Formation d’un gouvernement: “Je préférerais une réduction des dotations des partis”
Faut-il créer un incitant pour éviter des mois de négociations lors de la création d’un gouvernement fédéral? La secrétaire d’Etat au Budget Alexia Bertrand propose de réduire la rémunération des ministres. Min Reuchamps, politologue à l’UCLouvain a d’autres idées.
1. Que pensez-vous de la proposition d’Alexia Bertrand de sanctionner financièrement les ministres en cas de trop longues négociations pour former un gouvernement fédéral?
Je préférerais une réduction des dotations des partis. J’ai été auditionné par la commission Constitution à la Chambre en septembre dernier et j’y avais évoqué l’idée de réduire le financement public des partis en cas de négociations trop longues. Je pense qu’il vaut mieux viser les responsables des négociations, les chefs de partis plutôt que les ministres. Ces derniers seraient plutôt les victimes d’une prolongation des discussions. Ce sont les présidents qui négocient. Puisque l’on parle d’une punition collective, un peu comme à l’école, la mesure devrait toucher tous les partis, pas seulement ceux qui formeraient la majorité. Les partis qui n’ont pas vocation à gouverner pèsent aussi sur l’équation. On pourrait imaginer un pourcentage, pas une somme fixe. De sorte que les plus grands partis, qui pèsent le plus sur les négociations, payeraient plus. Le Vlaams Belang est un grand parti mais il n’a peut-être pas vocation à entrer dans le gouvernement fédéral. Il a aussi une responsabilité et devrait alors aussi contribuer à cet incitant, ou en tout cas le subir.
2. Existe-t-il un système de sanction comparable dans d’autres pays?

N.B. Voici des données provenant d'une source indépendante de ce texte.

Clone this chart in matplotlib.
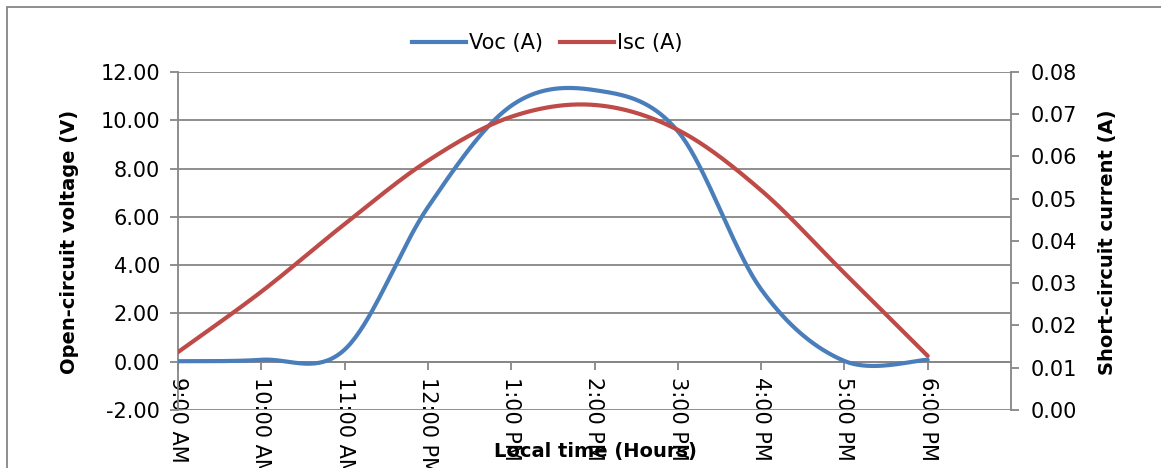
import numpy as np
import matplotlib
matplotlib.use("Agg")
import matplotlib.pyplot as plt
from matplotlib.patches import Rectangle
from matplotlib.lines import Line2D
from matplotlib.ticker import FormatStrFormatter

plt.rcParams['axes.unicode_minus'] = False

# data
times = ["9:00 AM", "10:00 AM", "11:00 AM", "12:00 PM", "1:00 PM",
         "2:00 PM", "3:00 PM", "4:00 PM", "5:00 PM", "6:00 PM"]
voc = [0.02, 0.08, 0.5, 6.4, 10.6, 11.25, 9.55, 3.0, 0.03, 0.08]
isc = [0.0137, 0.028, 0.044, 0.059, 0.0694, 0.0722, 0.0663, 0.052, 0.0324, 0.0128]

grey = '#868686'
blue = '#4A7EBB'
red = '#BE4B48'


def smooth(vals, n=40):
    # Excel style "smoothed line": bezier segments, control points from neighbours (/6)
    y = np.asarray(vals, float)
    x = np.arange(len(y), dtype=float)
    p = np.column_stack([x, y])
    pp = np.vstack([p[0], p, p[-1]])
    t = np.linspace(0, 1, n)[:, None]
    segs = []
    for k in range(len(p) - 1):
        a, b = pp[k + 1], pp[k + 2]
        c1 = a + (pp[k + 2] - pp[k]) / 6
        c2 = b - (pp[k + 3] - pp[k + 1]) / 6
        s = (1 - t)**3 * a + 3 * (1 - t)**2 * t * c1 + 3 * (1 - t) * t**2 * c2 + t**3 * b
        segs.append(s if k == 0 else s[1:])
    s = np.vstack(segs)
    return s[:, 0], s[:, 1]


W, H = 1161, 468
fig = plt.figure(figsize=(W / 100, H / 100), dpi=100)
ax = fig.add_axes([178 / W, 1 - 410 / H, (1011 - 178) / W, (410 - 72) / H])

ax.set_xlim(0, 10)
ax.set_ylim(-2, 12)
ax.set_yticks(np.arange(-2, 13, 2))
ax.yaxis.set_major_formatter(FormatStrFormatter('%.2f'))
ax.grid(axis='y', color=grey, lw=1.3)
ax.set_axisbelow(True)
for s in ['top', 'right']:
    ax.spines[s].set_visible(False)
ax.spines['bottom'].set_position(('data', 0))
ax.spines['bottom'].set_color(grey)
ax.spines['left'].set_color(grey)
ax.spines['bottom'].set_linewidth(1.3)
ax.spines['left'].set_linewidth(1.3)

ax.set_xticks(range(len(times)))
ax.set_xticklabels(times)
ax.tick_params(axis='x', direction='out', length=6, width=1.3, color=grey,
               pad=5, labelsize=15, labelrotation=-90)
ax.tick_params(axis='y', direction='out', length=6, width=1.3, color=grey,
               pad=7, labelsize=15)

xs, ys = smooth(voc)
ax.plot(xs, ys, color=blue, lw=3, zorder=3, solid_capstyle='round')

ax2 = ax.twinx()
ax2.set_ylim(0, 0.08)
ax2.set_yticks(np.arange(0, 0.081, 0.01))
ax2.yaxis.set_major_formatter(FormatStrFormatter('%.2f'))
for s in ['top', 'left', 'bottom']:
    ax2.spines[s].set_visible(False)
ax2.spines['right'].set_color(grey)
ax2.spines['right'].set_linewidth(1.3)
ax2.tick_params(axis='y', direction='out', length=6, width=1.3, color=grey,
                pad=8, labelsize=15)
xs, ys = smooth(isc)
ax2.plot(xs, ys, color=red, lw=3, zorder=3, solid_capstyle='round')

# axis titles
fig.text(70 / W, 1 - 242 / H, 'Open-circuit voltage (V)', rotation=90,
         ha='center', va='center', fontsize=14, fontweight='bold')
fig.text(1108 / W, 1 - 242 / H, 'Short-circuit current (A)', rotation=90,
         ha='center', va='center', fontsize=14, fontweight='bold')
fig.text(595 / W, 1 - 451 / H, 'Local time (Hours)',
         ha='center', va='center', fontsize=14, fontweight='bold')

handles = [Line2D([], [], color=blue, lw=3), Line2D([], [], color=red, lw=3)]
fig.legend(handles, ['Voc (A)', 'Isc (A)'], loc='center',
           bbox_to_anchor=(547 / W, 1 - 43 / H), ncol=2, frameon=False,
           fontsize=15, handlelength=2.6, handletextpad=0.15, columnspacing=0.8)

# chart border (cut off at right and bottom in the original)
fig.patches.append(Rectangle((7 / W, -0.1), 1.2, 1.1 - 7 / H, transform=fig.transFigure,
                             fill=False, edgecolor=grey, lw=1.3))

fig.savefig('out.png', dpi=100)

Je ne crois pas. Mais il faut savoir que le financement public des partis est propre à la Belgique. Il n’existe pas dans tous les systèmes politiques. Pensez aux Etats-Unis. La générosité belge est un peu particulière. Il y a un système en France mais il est moins généreux. Ici, on parle d’environ 200.000 euros par jour pour l’ensemble des partis.

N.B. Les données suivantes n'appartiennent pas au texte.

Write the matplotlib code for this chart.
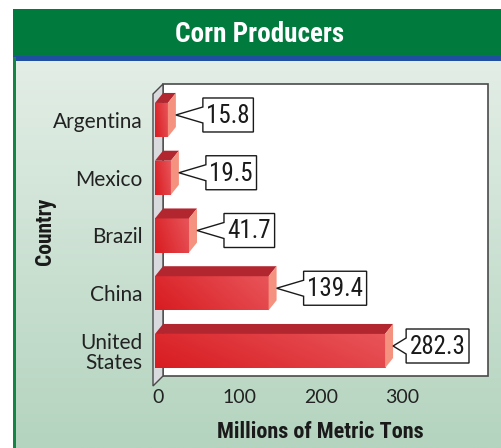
"""Corn Producers -- barres horizontales façon 3D avec étiquettes en bulles."""
import matplotlib
matplotlib.use("Agg")
import matplotlib.pyplot as plt
import numpy as np
from matplotlib.colors import LinearSegmentedColormap
from matplotlib.patches import Polygon, Rectangle
from matplotlib.transforms import IdentityTransform, blended_transform_factory, offset_copy

# ── données ───────────────────────────────────────────────────────────
countries = ["United\nStates", "China", "Brazil", "Mexico", "Argentina"]
production = [282.3, 139.4, 41.7, 19.5, 15.8]   # millions de tonnes
x_ticks = [0, 100, 200, 300]

TITLE = "Corn Producers"
XLABEL = "Millions of Metric Tons"
YLABEL = "Country"

# ── mise en page (pixels) ─────────────────────────────────────────────
W, H = 502, 448
DX, DY = 8, 10          # profondeur 3D en pixels
BAR_H = 0.59
NARROW = ["Roboto Condensed", "Roboto", "DejaVu Sans"]
HUMAN = ["Lato", "DejaVu Sans"]

fig = plt.figure(figsize=(W / 100, H / 100), dpi=100)
fig.patch.set_facecolor("white")


def box(x0, y0, x1, y1):
    """rectangle en pixels (origine en haut à gauche) -> coords figure"""
    return [x0 / W, 1 - y1 / H, (x1 - x0) / W, (y1 - y0) / H]


def fig_rect(x0, y0, x1, y1, color):
    b = box(x0, y0, x1, y1)
    fig.add_artist(Rectangle(b[:2], b[2], b[3], transform=fig.transFigure,
                             fc=color, ec="none"))


# fond dégradé vert clair
bg = fig.add_axes(box(16, 61, W, H), zorder=-5)
grad = np.linspace(0, 1, 256).reshape(-1, 1)
bg.imshow(grad, aspect="auto", extent=[0, 1, 0, 1],
          cmap=LinearSegmentedColormap.from_list("bg", ["#E3EEE6", "#B4D4BF"]))
bg.axis("off")

# bandeau titre + liseré bleu + bord gauche
fig_rect(13, 9, W, 57, "#007A3D")
fig_rect(13, 56, W, 61, "#1F4FA0")
fig_rect(13.5, 57, 16, H, "#138544")
fig.text(260 / W, 1 - 34 / H, TITLE, color="white", fontsize=19.5,
         fontweight="bold", family=NARROW, ha="center", va="center")

# ── axes (plan avant) ─────────────────────────────────────────────────
ax = fig.add_axes(box(155, 94, 480, 386))
ax.set_xlim(0, 398.8)
ax.set_ylim(-0.606, 4.45)
ax.set_autoscale_on(False)
ax.patch.set_visible(False)
for s in ax.spines.values():
    s.set_visible(False)

ypos = np.arange(len(countries))
ax.set_yticks(ypos, countries)
ax.set_xticks([])
ax.tick_params(length=0)
ax.tick_params(axis="y", pad=9)
for lab in ax.get_yticklabels():
    lab.set_fontfamily(HUMAN)
    lab.set_fontsize(15)
    lab.set_color("#222222")
    lab.set_linespacing(1.0)

# graduations x, légèrement décalées vers le plan du fond
tick_tr = offset_copy(blended_transform_factory(ax.transData, ax.transAxes),
                      fig=fig, x=3, y=-3, units="dots")
for t in x_ticks:
    ax.text(t, 0, str(t), transform=tick_tr, ha="center", va="top",
            fontsize=14, family=HUMAN, color="#222222", clip_on=False)

fig.text(45 / W, 1 - 231 / H, YLABEL, rotation=90, fontsize=15.5,
         fontweight="bold", family=NARROW, ha="center", va="center", color="#1a1a1a")
fig.text(320 / W, 1 - 432 / H, XLABEL, fontsize=16, fontweight="bold",
         family=NARROW, ha="center", va="center", color="#1a1a1a")

# mur du fond (blanc) et paroi gauche (grise)
back = offset_copy(ax.transAxes, fig=fig, x=DX, y=DY, units="dots")
ax.add_patch(Rectangle((0, 0), 1, 1, transform=back, fc="white",
                       ec="#4a4a4a", lw=1.2, zorder=0, clip_on=False))
T = ax.transAxes
fl_b = T.transform((0, 0)) - [2, 0]
fl_t = T.transform((0, 1)) - [2, 0]
ax.add_patch(Polygon([fl_b, fl_b + [DX + 2, DY], fl_t + [DX + 2, DY], fl_t],
                     transform=IdentityTransform(), fc="#D9DADD", ec="#4a4a4a",
                     lw=1, zorder=1, clip_on=False))
wall_right = T.transform((1, 0))[0] + DX

# ── barres ────────────────────────────────────────────────────────────
front_cmap = LinearSegmentedColormap.from_list("front", ["#D81C21", "#E8555A"])
gx, gy = np.meshgrid(np.linspace(0, 1, 128), np.linspace(0, 1, 32))
front_grad = 0.75 * gx + 0.25 * gy

bars = ax.barh(ypos, production, height=BAR_H, color="#E03A3E", zorder=3)
for rect in bars:
    x0, y0 = rect.get_x(), rect.get_y()
    im = ax.imshow(front_grad, extent=[x0, x0 + rect.get_width(), y0, y0 + BAR_H],
                   origin="lower", aspect="auto", cmap=front_cmap, zorder=3)
    im.set_clip_path(rect)
ax.set_xlim(0, 398.8)
ax.set_ylim(-0.606, 4.45)

fig.canvas.draw()
renderer = fig.canvas.get_renderer()
D = np.array([DX, DY])
TD = ax.transData
for y, v in zip(ypos, production):
    tl = TD.transform((0, y + BAR_H / 2))
    tr = TD.transform((v, y + BAR_H / 2))
    br = TD.transform((v, y - BAR_H / 2))
    ax.add_patch(Polygon([tl, tr, tr + D, tl + D], transform=IdentityTransform(),
                         fc="#B1262F", ec="none", zorder=4, clip_on=False))
    ax.add_patch(Polygon([br, tr, tr + D, br + D], transform=IdentityTransform(),
                         fc="#F4917F", ec="none", zorder=4, clip_on=False))

    # bulle avec la valeur (mesure du texte puis cadre à encoche)
    tip = np.array([br[0] + DX, (br[1] + tr[1]) / 2 + DY / 2])
    txt = ax.text(0, tip[1] - 1, f"{v}", transform=IdentityTransform(),
                  fontsize=18, family=NARROW, color="#1a1a1a",
                  ha="left", va="center", zorder=7, clip_on=False)
    width = txt.get_window_extent(renderer).width + 7
    left = min(tip[0] + 27, wall_right - 19 - width)
    txt.set_x(left + 3.5)
    right = left + width
    top, bot = tip[1] + 17, tip[1] - 17
    ax.add_patch(Polygon([(left, tip[1] + 8), (left, top), (right, top),
                          (right, bot), (left, bot), (left, tip[1] - 8), tip],
                         closed=True, transform=IdentityTransform(), fc="white",
                         ec="#1a1a1a", lw=1, zorder=6, clip_on=False))

fig.savefig("out.png", dpi=100)
plt.close(fig)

3. Quelle a été la réaction du monde politique?
Un peu la même que pour les punitions collectives dans les écoles. Il y a d’une part le sentiment que c’est injuste parce que c’est collectif, et de l’autre, il y a le sentiment d’un côté “bac à sable”, d’une sanction puérile qui envoie un mauvais signal. Mais cela permet d’ouvrir un double débat. A la fois celui du financement des partis et celui de la longueur des négociations pour les coalitions. Il y a des approches plus radicales, notamment celle d’un délai fixe, éventuellement assorti d’un tour de rôle: le premier parti en voix reçoit un délai pour former un gouvernement, en cas d’échec, le deuxième lui succède, et ainsi de suite. Ou la formule magique de la Suisse, où tous les partis qui atteignent un certain seuil participent au gouvernement. On pourrait imaginer, dans la même logique, que les 15 premiers élus deviendraient ministres, mais ce n’est pas dans l’ADN du système politique belge.